Saturday, February 4, 2017

The Limits of Indirect Reciprocity

Of indirect reciprocity, Shawn Parrish recently wrote:
One of the behaviors that humans display a lot is "indirect reciprocity". Distinguished from "direct reciprocity", in which I help you and you help me, indirect reciprocity confers no immediate benefit to the one helping. Either I help you, then you help someone else at a later time, or I help you and then someone else, some time in the future, helps me.
In recent centuries, indirect reciprocity has especially made it easier for populations to coordinate a wide range of activity, among individuals who would scarcely be able to coordinate such activity on direct terms. However, there's a problem. As the wealth divide between aggregate time value and the value of all other resource capacity continues to grow, there are corresponding difficulties in coordinating living and working arrangements, between a wide range of income levels. For instance, even though prosperous regions can remain open to tourists and visitors, it's less of a simple matter now, for them to make permanent space for those with low incomes. One important reason, is that individuals with smaller income are less able to contribute to the high costs of either extensive infrastructure building, and/or maintenance.

More than ever, populations need different levels of infrastructure design and commitment, so as to maintain both direct and indirect reciprocity with one another, on economic terms.
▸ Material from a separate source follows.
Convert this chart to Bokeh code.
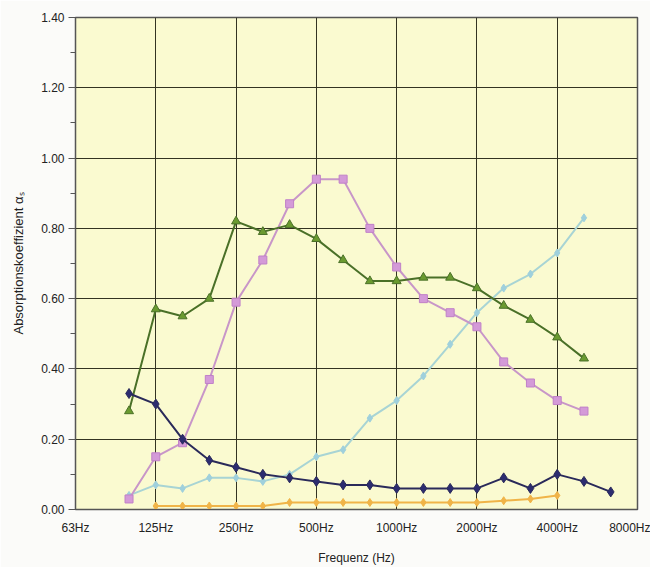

Many of life's important challenges can be met by those with smaller income levels, so long as provisions remain in place for design capacity which allows more innovative and less costly infrastructure. Otherwise, much of the indirect reciprocity that populations once took for granted in prosperous regions, will only become more difficult to maintain over time. Unfortunately, when wide income variance leaves too little room for basic forms of social and physical infrastructural options, trust is one of the first casualties.

Still, it's possible to generate more direct forms of reciprocity, for the time based product which is now in short supply. Doing so, would help to address the growing disconnect between incomes at a structural level. Not only does today's disconnect increase societal distrust; this vast income divide makes it appear as though millions are incapable of contributing either to their own destinies, or the destinies of others. However, in order for people to gain greater means for reciprocity - whether direct or indirect - they need the freedom to do so. Today, it is this freedom, that is missing. And without the right to contribute to our societies the best we can, others will continue to think that we are not capable of doing so.